These CT scans showing the formation of microcracks in ceramic composites under applied tensile loads at 1,750 degrees Celsius were obtained at Berkeley Lab’s Advanced Light Source using a unique mechanical testing rig. Credit: Ritchie; LBNL.

“Failure is not an option” applies to ultrahigh temperature ceramics and ceramic composites for extreme environments. UHTC materials are expected to see service temperatures upwards of 1,500°C for applications that include hypersonic aircraft, scramjet engines, rocket propulsion systems, atmospheric reentry and next-generation gas turbine engines.

While failure may not be an “option,” it is always a possibility, and engineers developing these materials are challenged with testing them at temperatures high enough to generate meaningful data, especially with regard to mechanical properties. Data are critical to validating and tweaking the models used predict the materials’ performance and, ultimately, their safety.

Designing experiments that can test UHTC materials under load and at very high temperatures is itself an engineering challenge. Issues include designing furnaces that can reach test temperatures, fixture materials, accurate temperature measurement, controlling atmospheres and more.

A group at Berkeley Lab published a new paper in Nature Materials (pdf) on their work use of in-situ X-ray computed microtomography (CT scanning) of UHTC silicon carbide fiber-silicon carbide matrix composites that are subject to tensile loads at temperatures up to 1,750°C. The technique produces 3D images of microcracks in solid objects with a resolution of about one micron. The technique itself is nondestructive, so the observed damage comes only from the effects of load and temperature.

The group turned to in-situ CT scanning as a way to study better understand the risk of failure in extreme service conditions. In a press release, corresponding author of the study and ACerS Fellow Rob Ritchie says, “Complexity in composition brings complexity in safe use. For ceramic composites in ultrahigh temperature applications, especially where corrosive species in the environment must be kept out of the material, relatively small cracks, on the order of a single micron, can be unacceptable.”

Key to evaluating risk of failure is understanding the mechanisms of crack formation and growth. As the authors say the paper, “Measurements made a high temperature are the only faithful source of the details of failure.” The paper further explains, “Exactly how microcracks are restrained by such a tailored microstructure becomes the central question for the materials scientist, who seeks to find the optimal composition or architecture, and the design engineer, who must predict the failure envelope.”

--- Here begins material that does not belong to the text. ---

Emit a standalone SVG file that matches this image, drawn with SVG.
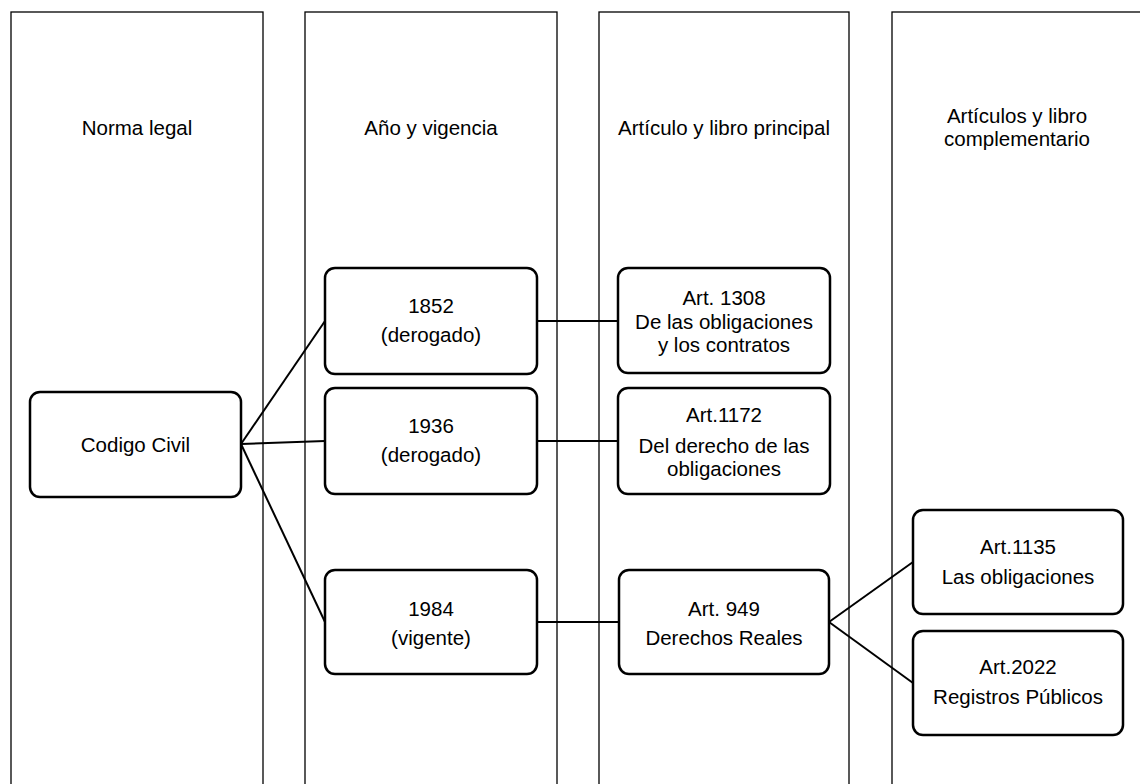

The group tested two composite configurations: a single-tow SiC fiber-fiber matrix composite and a textile-type carbon fiber-SiC matrix composite. Samples were tested at 1,750°C at tensile load starting at 10 newtons and ranging until failure (which was, in one case, 127 newtons) The paper reports that the 3D images “reveal a wealth of information” on the interior failure mechanisms of the two composite configurations they tested, including the locations of the failure of individual fibers, the load a failure, the extent to which fibers relaxed after breaking, the opening displacement of matrix cracks and the 3D surface morphology of surface matrix cracks.

While nobody disputes that 1,750°C is a very high temperature, there are some materials that are expected to be used at even higher temperatures. For example, refractory metal borides like ZrB2 and HfB2 are candidates for the leading edges of hypersonic vehicles and service temperatures of more than 2,000°C are expected. Collecting realistic mechanical test property data at these temperatures is not an off-the-shelf capability.

In the January/February issue of the Bulletin includes a case study by a group at the Missouri University of Science and Technology under the guidance of professors Bill Fahrenholtz and Greg Hilmas on how they designed and built a system for testing mechanical properties of UHTCs at temperatures up to 2,600°C. To get the desired furnace temperatures, they turned to induction heating. This choice led to some electrical isolation and atmosphere control challenges. The system has been successfully validated for bend testing of ZrB2 and ZrB2–30SiC composites. Be sure to read it when the Bulletin arrives in your mailbox in late December.

Don’t get the Bulletin? You can by becoming a member! The Jan/Feb 2013 Bulletin will also be available online until late February 2013.

The Berkeley team’s paper is “Real-time quantitative imaging of failure events in materials under load at temperatures above 1,600°C” by H.A. Bale, A. Haboub, A.A. MacDowell, J.R. Nasiatka, D.Y. Parkinson, B.N. Cox, D.B. Marshall and R.O. Ritchie, Nature Materials (doi:10.1038/NMAT3497).